Pictures are not part of the copy. Give again exactly the lines from the one with "Recreate this image as a component" to the one with "Chart.register(...registerables);", inclusive.
══ Information supplied
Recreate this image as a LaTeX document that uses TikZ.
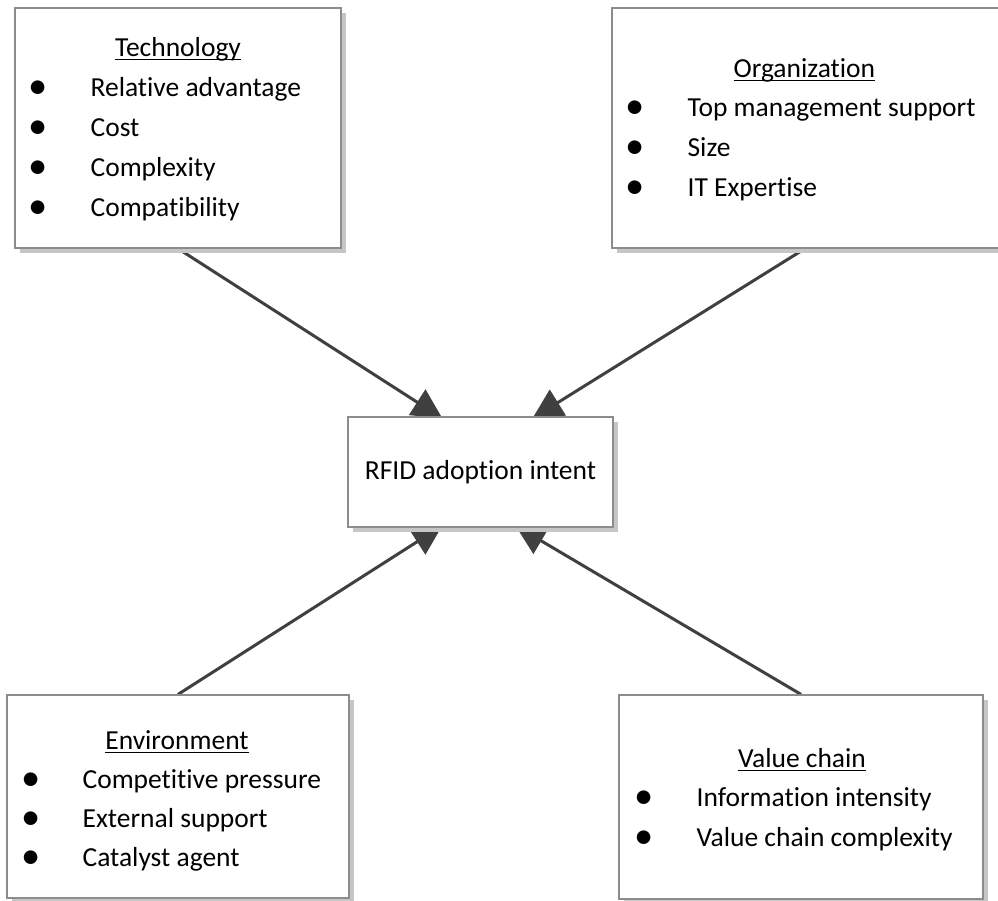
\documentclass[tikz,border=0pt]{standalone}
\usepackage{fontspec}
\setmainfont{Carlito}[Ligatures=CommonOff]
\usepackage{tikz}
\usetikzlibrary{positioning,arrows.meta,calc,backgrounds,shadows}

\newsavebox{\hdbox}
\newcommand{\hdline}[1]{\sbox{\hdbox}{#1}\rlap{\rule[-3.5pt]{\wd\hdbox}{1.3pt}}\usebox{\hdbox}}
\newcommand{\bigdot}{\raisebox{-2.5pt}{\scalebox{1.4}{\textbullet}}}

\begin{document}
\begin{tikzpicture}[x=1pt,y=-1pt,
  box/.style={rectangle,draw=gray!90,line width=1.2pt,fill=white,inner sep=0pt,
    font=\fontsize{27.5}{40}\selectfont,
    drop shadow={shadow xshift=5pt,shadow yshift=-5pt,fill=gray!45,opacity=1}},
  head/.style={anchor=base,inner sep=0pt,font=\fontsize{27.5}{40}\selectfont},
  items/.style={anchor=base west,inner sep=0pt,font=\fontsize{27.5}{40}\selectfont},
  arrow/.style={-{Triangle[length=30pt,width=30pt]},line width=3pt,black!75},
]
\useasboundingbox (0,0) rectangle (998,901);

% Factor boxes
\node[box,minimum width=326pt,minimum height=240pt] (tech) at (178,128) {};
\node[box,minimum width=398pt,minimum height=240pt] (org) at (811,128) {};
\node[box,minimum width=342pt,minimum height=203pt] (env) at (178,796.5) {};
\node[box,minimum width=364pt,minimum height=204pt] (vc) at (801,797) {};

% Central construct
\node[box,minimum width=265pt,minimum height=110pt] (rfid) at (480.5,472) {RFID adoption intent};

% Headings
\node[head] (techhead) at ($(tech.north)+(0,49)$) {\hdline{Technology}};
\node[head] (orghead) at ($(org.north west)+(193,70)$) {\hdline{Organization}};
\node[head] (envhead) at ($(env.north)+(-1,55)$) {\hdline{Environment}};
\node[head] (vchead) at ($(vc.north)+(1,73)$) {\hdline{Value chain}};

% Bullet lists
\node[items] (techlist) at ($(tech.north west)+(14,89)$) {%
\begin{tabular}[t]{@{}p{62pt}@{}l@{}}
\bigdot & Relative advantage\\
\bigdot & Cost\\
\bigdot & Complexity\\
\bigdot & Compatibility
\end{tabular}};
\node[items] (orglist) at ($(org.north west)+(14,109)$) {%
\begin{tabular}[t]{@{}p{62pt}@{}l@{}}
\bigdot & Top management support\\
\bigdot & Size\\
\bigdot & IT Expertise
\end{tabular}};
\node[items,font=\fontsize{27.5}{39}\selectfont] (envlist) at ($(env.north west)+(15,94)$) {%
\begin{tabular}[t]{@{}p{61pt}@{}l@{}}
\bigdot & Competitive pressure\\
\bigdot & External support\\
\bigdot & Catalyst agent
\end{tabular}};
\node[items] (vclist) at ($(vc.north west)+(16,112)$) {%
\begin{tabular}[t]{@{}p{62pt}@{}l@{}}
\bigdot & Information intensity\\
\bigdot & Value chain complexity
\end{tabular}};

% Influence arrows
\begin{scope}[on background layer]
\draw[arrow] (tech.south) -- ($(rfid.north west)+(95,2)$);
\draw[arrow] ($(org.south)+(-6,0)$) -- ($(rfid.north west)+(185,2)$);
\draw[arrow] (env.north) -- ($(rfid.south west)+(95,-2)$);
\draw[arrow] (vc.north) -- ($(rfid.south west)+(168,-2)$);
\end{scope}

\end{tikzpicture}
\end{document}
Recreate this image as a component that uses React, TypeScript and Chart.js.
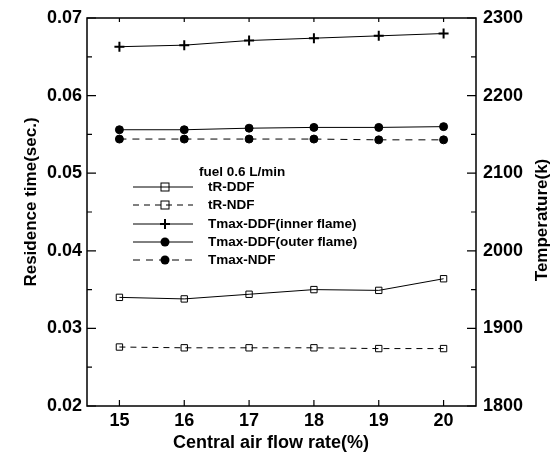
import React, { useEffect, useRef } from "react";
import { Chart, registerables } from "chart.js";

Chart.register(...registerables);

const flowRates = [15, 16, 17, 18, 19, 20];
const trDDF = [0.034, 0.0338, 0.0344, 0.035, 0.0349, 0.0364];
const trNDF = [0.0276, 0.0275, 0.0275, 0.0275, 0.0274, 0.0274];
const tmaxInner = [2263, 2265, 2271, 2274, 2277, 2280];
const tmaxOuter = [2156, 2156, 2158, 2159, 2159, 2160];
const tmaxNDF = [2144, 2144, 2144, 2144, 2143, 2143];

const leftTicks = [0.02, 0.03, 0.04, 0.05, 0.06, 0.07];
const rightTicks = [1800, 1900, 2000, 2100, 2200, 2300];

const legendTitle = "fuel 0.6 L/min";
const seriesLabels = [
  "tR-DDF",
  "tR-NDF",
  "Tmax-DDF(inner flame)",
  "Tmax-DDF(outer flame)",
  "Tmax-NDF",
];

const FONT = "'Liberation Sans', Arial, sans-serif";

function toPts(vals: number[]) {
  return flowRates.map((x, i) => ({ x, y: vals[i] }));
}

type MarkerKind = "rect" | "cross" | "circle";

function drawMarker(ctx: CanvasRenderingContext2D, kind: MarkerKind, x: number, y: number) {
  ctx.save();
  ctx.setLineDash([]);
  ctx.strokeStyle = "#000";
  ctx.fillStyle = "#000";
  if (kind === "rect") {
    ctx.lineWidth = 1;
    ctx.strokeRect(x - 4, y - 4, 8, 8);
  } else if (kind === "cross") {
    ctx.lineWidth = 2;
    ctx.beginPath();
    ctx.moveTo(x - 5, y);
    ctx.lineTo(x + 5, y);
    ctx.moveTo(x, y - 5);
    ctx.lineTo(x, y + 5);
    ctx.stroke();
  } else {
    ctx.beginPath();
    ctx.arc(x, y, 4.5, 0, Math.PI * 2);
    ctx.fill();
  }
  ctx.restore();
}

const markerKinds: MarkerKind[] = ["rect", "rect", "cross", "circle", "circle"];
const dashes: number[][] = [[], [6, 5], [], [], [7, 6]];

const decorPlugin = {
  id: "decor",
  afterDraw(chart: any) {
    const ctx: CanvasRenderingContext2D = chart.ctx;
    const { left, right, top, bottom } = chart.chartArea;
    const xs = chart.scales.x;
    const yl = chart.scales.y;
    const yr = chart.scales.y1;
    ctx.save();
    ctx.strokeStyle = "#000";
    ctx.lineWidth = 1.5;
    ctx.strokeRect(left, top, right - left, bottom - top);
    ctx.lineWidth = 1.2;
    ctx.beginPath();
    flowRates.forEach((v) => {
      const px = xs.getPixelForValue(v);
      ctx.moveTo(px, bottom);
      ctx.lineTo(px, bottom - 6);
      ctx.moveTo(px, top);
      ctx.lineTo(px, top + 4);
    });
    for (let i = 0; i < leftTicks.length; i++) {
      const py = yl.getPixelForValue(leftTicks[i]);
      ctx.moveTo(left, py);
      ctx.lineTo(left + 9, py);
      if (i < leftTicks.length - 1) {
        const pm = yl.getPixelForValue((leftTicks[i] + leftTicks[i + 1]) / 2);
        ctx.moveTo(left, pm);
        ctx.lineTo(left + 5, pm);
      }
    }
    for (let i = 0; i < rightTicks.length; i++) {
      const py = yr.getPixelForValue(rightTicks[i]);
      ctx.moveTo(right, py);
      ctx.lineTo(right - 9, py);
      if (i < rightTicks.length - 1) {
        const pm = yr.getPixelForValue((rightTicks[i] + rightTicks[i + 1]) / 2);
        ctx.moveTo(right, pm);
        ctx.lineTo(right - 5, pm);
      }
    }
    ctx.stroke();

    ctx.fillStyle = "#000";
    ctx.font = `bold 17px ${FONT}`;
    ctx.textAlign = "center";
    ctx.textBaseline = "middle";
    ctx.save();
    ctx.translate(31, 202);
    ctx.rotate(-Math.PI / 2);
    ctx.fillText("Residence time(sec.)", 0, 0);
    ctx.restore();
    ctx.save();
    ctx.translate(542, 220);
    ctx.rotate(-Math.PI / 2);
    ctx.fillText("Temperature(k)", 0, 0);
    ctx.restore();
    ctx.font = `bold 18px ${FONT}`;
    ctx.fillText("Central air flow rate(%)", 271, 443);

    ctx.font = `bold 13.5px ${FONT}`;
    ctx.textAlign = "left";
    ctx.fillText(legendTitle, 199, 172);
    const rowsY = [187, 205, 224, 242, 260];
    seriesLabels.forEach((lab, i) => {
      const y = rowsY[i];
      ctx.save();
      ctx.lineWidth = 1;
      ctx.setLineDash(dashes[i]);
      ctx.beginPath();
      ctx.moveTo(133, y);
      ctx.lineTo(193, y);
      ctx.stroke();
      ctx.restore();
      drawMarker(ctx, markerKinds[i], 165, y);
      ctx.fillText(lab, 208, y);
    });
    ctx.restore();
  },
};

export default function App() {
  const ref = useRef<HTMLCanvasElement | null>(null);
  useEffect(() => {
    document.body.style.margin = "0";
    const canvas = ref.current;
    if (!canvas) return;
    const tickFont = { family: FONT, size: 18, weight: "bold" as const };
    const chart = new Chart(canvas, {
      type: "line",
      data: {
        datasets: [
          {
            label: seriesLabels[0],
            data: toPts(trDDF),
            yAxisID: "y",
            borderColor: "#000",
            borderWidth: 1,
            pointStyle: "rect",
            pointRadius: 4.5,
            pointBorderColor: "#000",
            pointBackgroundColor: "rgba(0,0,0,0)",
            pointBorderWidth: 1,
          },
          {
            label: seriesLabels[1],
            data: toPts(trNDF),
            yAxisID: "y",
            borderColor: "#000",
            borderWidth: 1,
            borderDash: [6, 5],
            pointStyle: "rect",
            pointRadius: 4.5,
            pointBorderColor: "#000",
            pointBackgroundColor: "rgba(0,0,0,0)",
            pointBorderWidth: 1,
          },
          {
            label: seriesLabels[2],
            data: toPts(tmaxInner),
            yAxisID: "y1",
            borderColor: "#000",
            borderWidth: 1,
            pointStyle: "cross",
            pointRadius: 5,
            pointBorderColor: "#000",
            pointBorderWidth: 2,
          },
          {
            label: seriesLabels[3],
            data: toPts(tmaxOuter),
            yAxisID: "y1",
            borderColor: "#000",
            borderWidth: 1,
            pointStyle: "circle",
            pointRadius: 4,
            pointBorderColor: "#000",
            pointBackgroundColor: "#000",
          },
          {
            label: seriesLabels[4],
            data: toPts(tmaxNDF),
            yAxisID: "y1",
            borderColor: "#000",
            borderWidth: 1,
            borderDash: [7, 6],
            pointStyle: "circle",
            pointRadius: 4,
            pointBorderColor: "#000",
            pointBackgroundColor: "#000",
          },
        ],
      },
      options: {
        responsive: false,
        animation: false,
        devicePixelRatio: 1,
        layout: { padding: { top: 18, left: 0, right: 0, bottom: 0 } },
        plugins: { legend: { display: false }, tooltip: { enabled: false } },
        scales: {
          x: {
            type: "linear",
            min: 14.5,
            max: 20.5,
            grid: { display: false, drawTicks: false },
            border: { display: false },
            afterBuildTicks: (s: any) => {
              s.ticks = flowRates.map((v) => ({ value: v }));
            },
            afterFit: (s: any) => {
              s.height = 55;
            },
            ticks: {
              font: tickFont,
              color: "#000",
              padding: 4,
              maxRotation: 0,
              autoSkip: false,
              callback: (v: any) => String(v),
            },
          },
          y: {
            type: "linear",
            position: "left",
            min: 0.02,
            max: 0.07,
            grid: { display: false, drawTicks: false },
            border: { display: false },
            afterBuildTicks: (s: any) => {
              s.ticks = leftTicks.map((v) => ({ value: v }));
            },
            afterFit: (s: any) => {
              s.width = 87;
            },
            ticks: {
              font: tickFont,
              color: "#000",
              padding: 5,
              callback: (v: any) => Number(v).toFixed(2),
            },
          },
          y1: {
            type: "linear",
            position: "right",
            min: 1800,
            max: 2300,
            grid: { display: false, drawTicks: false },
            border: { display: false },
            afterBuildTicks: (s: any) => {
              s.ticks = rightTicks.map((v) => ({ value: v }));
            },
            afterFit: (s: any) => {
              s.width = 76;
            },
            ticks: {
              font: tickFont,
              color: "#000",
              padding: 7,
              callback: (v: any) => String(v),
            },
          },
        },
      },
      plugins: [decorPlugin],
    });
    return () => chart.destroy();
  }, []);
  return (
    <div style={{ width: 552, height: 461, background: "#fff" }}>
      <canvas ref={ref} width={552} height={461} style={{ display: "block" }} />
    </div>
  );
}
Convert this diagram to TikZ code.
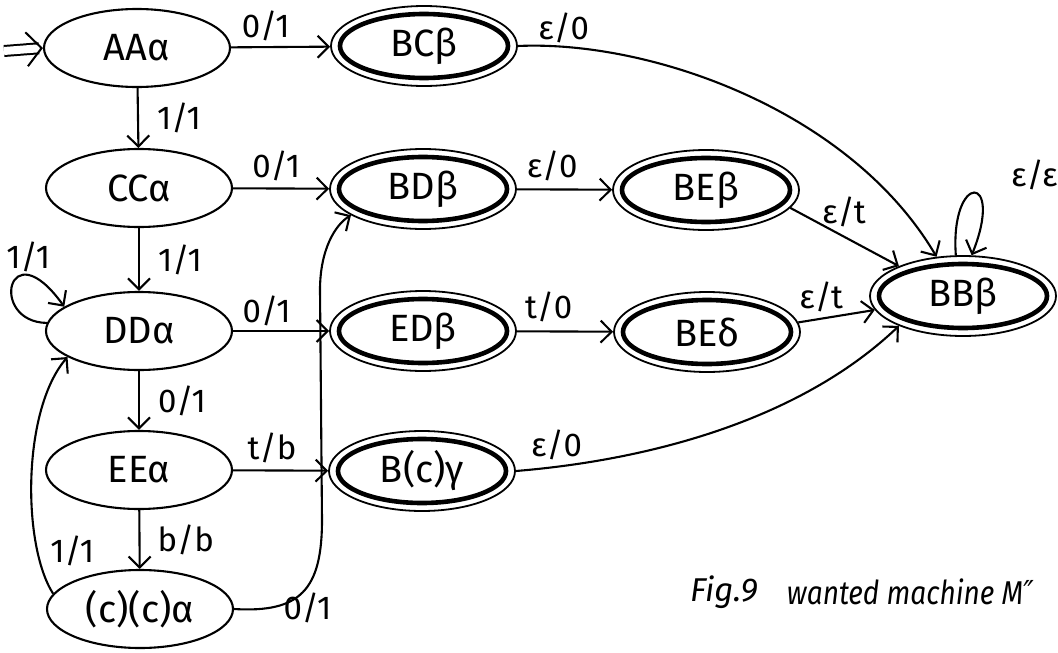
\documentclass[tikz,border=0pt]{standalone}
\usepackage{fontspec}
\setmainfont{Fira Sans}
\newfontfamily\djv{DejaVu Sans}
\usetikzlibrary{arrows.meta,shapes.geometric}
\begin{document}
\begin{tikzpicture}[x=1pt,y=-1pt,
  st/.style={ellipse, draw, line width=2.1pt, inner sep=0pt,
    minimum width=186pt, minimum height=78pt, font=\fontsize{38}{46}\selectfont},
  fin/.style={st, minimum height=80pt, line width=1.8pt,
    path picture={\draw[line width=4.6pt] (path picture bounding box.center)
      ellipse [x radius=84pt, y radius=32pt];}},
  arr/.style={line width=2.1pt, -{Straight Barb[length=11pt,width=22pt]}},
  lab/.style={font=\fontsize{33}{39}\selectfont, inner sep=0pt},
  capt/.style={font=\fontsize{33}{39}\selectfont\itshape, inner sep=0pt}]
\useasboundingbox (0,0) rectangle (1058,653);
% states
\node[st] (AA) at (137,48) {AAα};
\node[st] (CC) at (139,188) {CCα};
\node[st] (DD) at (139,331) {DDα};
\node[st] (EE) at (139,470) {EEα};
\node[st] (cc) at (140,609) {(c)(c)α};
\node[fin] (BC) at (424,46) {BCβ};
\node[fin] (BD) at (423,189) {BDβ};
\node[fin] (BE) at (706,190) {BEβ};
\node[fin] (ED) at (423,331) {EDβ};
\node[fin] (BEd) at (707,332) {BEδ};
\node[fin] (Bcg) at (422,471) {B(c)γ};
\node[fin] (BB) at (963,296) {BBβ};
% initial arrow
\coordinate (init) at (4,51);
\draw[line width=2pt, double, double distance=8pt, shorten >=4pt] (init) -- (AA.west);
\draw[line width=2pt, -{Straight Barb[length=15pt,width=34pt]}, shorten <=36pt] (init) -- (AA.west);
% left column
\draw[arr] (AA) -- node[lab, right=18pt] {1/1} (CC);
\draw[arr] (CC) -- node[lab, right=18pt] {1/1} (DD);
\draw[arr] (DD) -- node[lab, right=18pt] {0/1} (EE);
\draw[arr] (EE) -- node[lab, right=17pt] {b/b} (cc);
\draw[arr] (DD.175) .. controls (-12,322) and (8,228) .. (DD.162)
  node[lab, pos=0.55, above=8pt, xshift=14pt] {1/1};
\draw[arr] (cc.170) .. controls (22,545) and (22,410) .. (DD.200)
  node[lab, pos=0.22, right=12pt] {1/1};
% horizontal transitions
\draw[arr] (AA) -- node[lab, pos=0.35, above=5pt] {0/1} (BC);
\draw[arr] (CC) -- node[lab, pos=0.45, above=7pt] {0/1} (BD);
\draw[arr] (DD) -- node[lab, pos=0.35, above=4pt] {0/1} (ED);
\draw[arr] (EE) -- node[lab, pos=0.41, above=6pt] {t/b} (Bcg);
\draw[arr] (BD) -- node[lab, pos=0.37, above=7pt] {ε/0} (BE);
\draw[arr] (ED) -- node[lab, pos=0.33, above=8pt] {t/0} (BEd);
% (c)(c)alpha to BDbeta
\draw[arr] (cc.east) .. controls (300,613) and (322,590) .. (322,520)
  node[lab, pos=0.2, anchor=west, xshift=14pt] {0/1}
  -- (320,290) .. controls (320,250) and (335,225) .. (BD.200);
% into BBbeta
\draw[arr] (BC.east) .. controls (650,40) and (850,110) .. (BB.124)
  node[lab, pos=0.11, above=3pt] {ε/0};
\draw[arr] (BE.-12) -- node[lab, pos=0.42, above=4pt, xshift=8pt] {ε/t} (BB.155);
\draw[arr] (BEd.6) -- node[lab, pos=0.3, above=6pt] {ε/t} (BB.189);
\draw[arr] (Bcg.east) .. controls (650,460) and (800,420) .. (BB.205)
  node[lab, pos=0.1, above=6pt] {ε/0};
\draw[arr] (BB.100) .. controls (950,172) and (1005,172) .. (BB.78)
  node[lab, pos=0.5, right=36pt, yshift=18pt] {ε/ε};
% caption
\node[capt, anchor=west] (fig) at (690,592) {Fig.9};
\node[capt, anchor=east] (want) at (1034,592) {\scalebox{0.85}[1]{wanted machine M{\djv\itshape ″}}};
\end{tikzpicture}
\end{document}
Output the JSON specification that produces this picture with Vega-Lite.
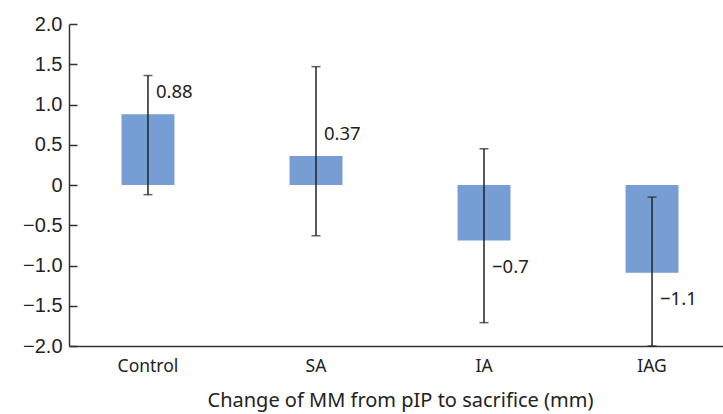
════
*Solved exercise*.
Recreate this image as a component that uses React, TypeScript and Chart.js.
import React, { useEffect, useRef } from "react";
import { Chart, registerables } from "chart.js";

Chart.register(...registerables);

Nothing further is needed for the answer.